■ The problem
Return every line below as is, leaving out the pictures.

■ Given information
--------------------
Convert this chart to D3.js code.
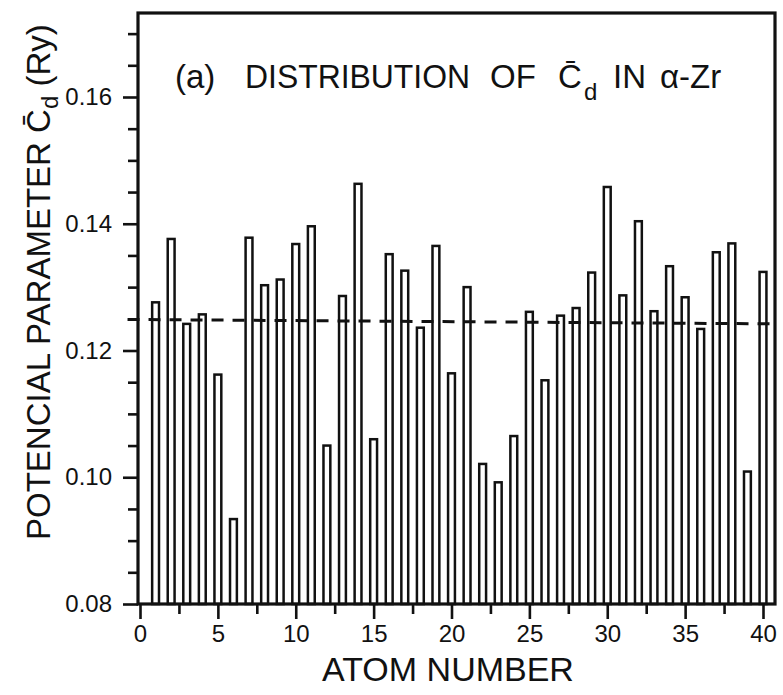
<!DOCTYPE html>
<html>
<head>
<meta charset="utf-8">
<script src="https://cdn.jsdelivr.net/npm/d3@7"></script>
<style>
  html, body { margin: 0; padding: 0; background: #fff; }
  svg { display: block; }
  text { font-family: "Liberation Sans", Arial, Helvetica, sans-serif; fill: #111; }
</style>
</head>
<body>
<svg id="chart" width="783" height="695"></svg>
<script>
// ---- data ----
const atomNumbers = [1,2,3,4,5,6,7,8,9,10,11,12,13,14,15,16,17,18,19,20,
                     21,22,23,24,25,26,27,28,29,30,31,32,33,34,35,36,37,38,39,40];
const cdValues = [0.1276,0.1376,0.1242,0.1257,0.1162,0.0934,0.1378,0.1303,0.1312,0.1368,
                  0.1396,0.1050,0.1286,0.1463,0.1060,0.1352,0.1326,0.1236,0.1365,0.1164,
                  0.1300,0.1021,0.0992,0.1065,0.1261,0.1153,0.1255,0.1267,0.1323,0.1458,
                  0.1287,0.1404,0.1262,0.1333,0.1284,0.1234,0.1355,0.1369,0.1009,0.1324];
const meanLineAtoms = [-0.8, 40.8];
const meanLineValues = [0.1249, 0.1242];
const xMajorTicks = [0,5,10,15,20,25,30,35,40];
const xMinorTicks = [2.5,7.5,12.5,17.5,22.5,27.5,32.5,37.5];
const yMajorTicks = [0.08,0.10,0.12,0.14,0.16];
const yMinorTicks = [0.085,0.09,0.095,0.105,0.11,0.115,0.125,0.13,0.135,0.145,0.15,0.155,0.165,0.17];

// ---- layout ----
const svg = d3.select("#chart");
const frame = {left: 138, right: 775, top: 13, bottom: 604};
const x = d3.scaleLinear().domain([0, 40]).range([140, 763]);
const y = d3.scaleLinear().domain([0.08, 0.16]).range([604, 97]);

const bars = atomNumbers.map((a, i) => ({atom: a, cd: cdValues[i]}));
const barW = (x(1) - x(0)) * 0.44;

// bars
svg.append("g").selectAll("rect").data(bars).join("rect")
  .attr("x", d => x(d.atom) - barW / 2)
  .attr("y", d => y(d.cd))
  .attr("width", barW)
  .attr("height", d => y(0.08) - y(d.cd))
  .attr("fill", "#fff")
  .attr("stroke", "#111")
  .attr("stroke-width", 2.5);

// mean dashed line
const meanPts = meanLineAtoms.map((a, i) => [x(a), y(meanLineValues[i])]);
svg.append("path")
  .attr("d", d3.line()(meanPts))
  .attr("fill", "none")
  .attr("stroke", "#111")
  .attr("stroke-width", 3)
  .attr("stroke-dasharray", "12,9");

// frame
svg.append("rect")
  .attr("x", frame.left).attr("y", frame.top)
  .attr("width", frame.right - frame.left)
  .attr("height", frame.bottom - frame.top)
  .attr("fill", "none").attr("stroke", "#111").attr("stroke-width", 3.2);

// axes
function styleAxis(g) {
  g.select(".domain").remove();
  g.selectAll(".tick line").attr("stroke", "#111").attr("stroke-width", 2.6);
  g.selectAll(".tick text").attr("fill", "#111").style("font-size", "24px")
    .style("font-family", '"Liberation Sans", Arial, sans-serif');
}
svg.append("g").attr("transform", `translate(0,${frame.bottom})`)
  .call(d3.axisBottom(x).tickValues(xMajorTicks).tickSize(15).tickPadding(6).tickFormat(d3.format("d")))
  .call(styleAxis);
svg.append("g").attr("transform", `translate(0,${frame.bottom})`)
  .call(d3.axisBottom(x).tickValues(xMinorTicks).tickSize(10).tickFormat(""))
  .call(styleAxis);
svg.append("g").attr("transform", `translate(${frame.left},0)`)
  .call(d3.axisLeft(y).tickValues(yMajorTicks).tickSize(15).tickPadding(11).tickFormat(d3.format(".2f")))
  .call(styleAxis);
svg.append("g").attr("transform", `translate(${frame.left},0)`)
  .call(d3.axisLeft(y).tickValues(yMinorTicks).tickSize(10).tickFormat(""))
  .call(styleAxis);

// title
const title = svg.append("g").style("font-size", "33px");
title.append("text").attr("x", 175).attr("y", 88).text("(a)");
title.append("text").attr("x", 245).attr("y", 88).attr("textLength", 225).attr("lengthAdjust", "spacingAndGlyphs").text("DISTRIBUTION");
title.append("text").attr("x", 490).attr("y", 88).text("OF");
title.append("text").attr("x", 558).attr("y", 88).text("C\u0304");
title.append("text").attr("x", 584).attr("y", 100).style("font-size", "24px").text("d");
title.append("text").attr("x", 613).attr("y", 88).text("IN");
title.append("text").attr("x", 660).attr("y", 88).text("\u03b1-Zr");

// y axis label
const yl = svg.append("text")
  .attr("transform", "rotate(-90)")
  .attr("x", -540).attr("y", 50)
  .style("font-size", "33px");
yl.append("tspan").text("POTENCIAL PARAMETER ");
yl.append("tspan").text("C\u0304");
yl.append("tspan").attr("dy", 8).style("font-size", "24px").text("d");
yl.append("tspan").attr("dy", -8).text(" (Ry)");

// x axis label
svg.append("text")
  .attr("x", 448).attr("y", 681)
  .attr("text-anchor", "middle")
  .style("font-size", "34px")
  .text("ATOM NUMBER");
</script>
</body>
</html>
--------------------
■ Output of the exercise
Convert this chart to D3.js code.
<!DOCTYPE html>
<html>
<head>
<meta charset="utf-8">
<script src="https://cdn.jsdelivr.net/npm/d3@7"></script>
<style>
  html, body { margin: 0; padding: 0; background: #fff; }
  svg { display: block; }
  text { font-family: "Liberation Sans", Arial, Helvetica, sans-serif; fill: #111; }
</style>
</head>
<body>
<svg id="chart" width="783" height="695"></svg>
<script>
// ---- data ----
const atomNumbers = [1,2,3,4,5,6,7,8,9,10,11,12,13,14,15,16,17,18,19,20,
                     21,22,23,24,25,26,27,28,29,30,31,32,33,34,35,36,37,38,39,40];
const cdValues = [0.1276,0.1376,0.1242,0.1257,0.1162,0.0934,0.1378,0.1303,0.1312,0.1368,
                  0.1396,0.1050,0.1286,0.1463,0.1060,0.1352,0.1326,0.1236,0.1365,0.1164,
                  0.1300,0.1021,0.0992,0.1065,0.1261,0.1153,0.1255,0.1267,0.1323,0.1458,
                  0.1287,0.1404,0.1262,0.1333,0.1284,0.1234,0.1355,0.1369,0.1009,0.1324];
const meanLineAtoms = [-0.8, 40.8];
const meanLineValues = [0.1249, 0.1242];
const xMajorTicks = [0,5,10,15,20,25,30,35,40];
const xMinorTicks = [2.5,7.5,12.5,17.5,22.5,27.5,32.5,37.5];
const yMajorTicks = [0.08,0.10,0.12,0.14,0.16];
const yMinorTicks = [0.085,0.09,0.095,0.105,0.11,0.115,0.125,0.13,0.135,0.145,0.15,0.155,0.165,0.17];

// ---- layout ----
const svg = d3.select("#chart");
const frame = {left: 138, right: 775, top: 13, bottom: 604};
const x = d3.scaleLinear().domain([0, 40]).range([140, 763]);
const y = d3.scaleLinear().domain([0.08, 0.16]).range([604, 97]);

const bars = atomNumbers.map((a, i) => ({atom: a, cd: cdValues[i]}));
const barW = (x(1) - x(0)) * 0.44;

// bars
svg.append("g").selectAll("rect").data(bars).join("rect")
  .attr("x", d => x(d.atom) - barW / 2)
  .attr("y", d => y(d.cd))
  .attr("width", barW)
  .attr("height", d => y(0.08) - y(d.cd))
  .attr("fill", "#fff")
  .attr("stroke", "#111")
  .attr("stroke-width", 2.5);

// mean dashed line
const meanPts = meanLineAtoms.map((a, i) => [x(a), y(meanLineValues[i])]);
svg.append("path")
  .attr("d", d3.line()(meanPts))
  .attr("fill", "none")
  .attr("stroke", "#111")
  .attr("stroke-width", 3)
  .attr("stroke-dasharray", "12,9");

// frame
svg.append("rect")
  .attr("x", frame.left).attr("y", frame.top)
  .attr("width", frame.right - frame.left)
  .attr("height", frame.bottom - frame.top)
  .attr("fill", "none").attr("stroke", "#111").attr("stroke-width", 3.2);

// axes
function styleAxis(g) {
  g.select(".domain").remove();
  g.selectAll(".tick line").attr("stroke", "#111").attr("stroke-width", 2.6);
  g.selectAll(".tick text").attr("fill", "#111").style("font-size", "24px")
    .style("font-family", '"Liberation Sans", Arial, sans-serif');
}
svg.append("g").attr("transform", `translate(0,${frame.bottom})`)
  .call(d3.axisBottom(x).tickValues(xMajorTicks).tickSize(15).tickPadding(6).tickFormat(d3.format("d")))
  .call(styleAxis);
svg.append("g").attr("transform", `translate(0,${frame.bottom})`)
  .call(d3.axisBottom(x).tickValues(xMinorTicks).tickSize(10).tickFormat(""))
  .call(styleAxis);
svg.append("g").attr("transform", `translate(${frame.left},0)`)
  .call(d3.axisLeft(y).tickValues(yMajorTicks).tickSize(15).tickPadding(11).tickFormat(d3.format(".2f")))
  .call(styleAxis);
svg.append("g").attr("transform", `translate(${frame.left},0)`)
  .call(d3.axisLeft(y).tickValues(yMinorTicks).tickSize(10).tickFormat(""))
  .call(styleAxis);

// title
const title = svg.append("g").style("font-size", "33px");
title.append("text").attr("x", 175).attr("y", 88).text("(a)");
title.append("text").attr("x", 245).attr("y", 88).attr("textLength", 225).attr("lengthAdjust", "spacingAndGlyphs").text("DISTRIBUTION");
title.append("text").attr("x", 490).attr("y", 88).text("OF");
title.append("text").attr("x", 558).attr("y", 88).text("C\u0304");
title.append("text").attr("x", 584).attr("y", 100).style("font-size", "24px").text("d");
title.append("text").attr("x", 613).attr("y", 88).text("IN");
title.append("text").attr("x", 660).attr("y", 88).text("\u03b1-Zr");

// y axis label
const yl = svg.append("text")
  .attr("transform", "rotate(-90)")
  .attr("x", -540).attr("y", 50)
  .style("font-size", "33px");
yl.append("tspan").text("POTENCIAL PARAMETER ");
yl.append("tspan").text("C\u0304");
yl.append("tspan").attr("dy", 8).style("font-size", "24px").text("d");
yl.append("tspan").attr("dy", -8).text(" (Ry)");

// x axis label
svg.append("text")
  .attr("x", 448).attr("y", 681)
  .attr("text-anchor", "middle")
  .style("font-size", "34px")
  .text("ATOM NUMBER");
</script>
</body>
</html>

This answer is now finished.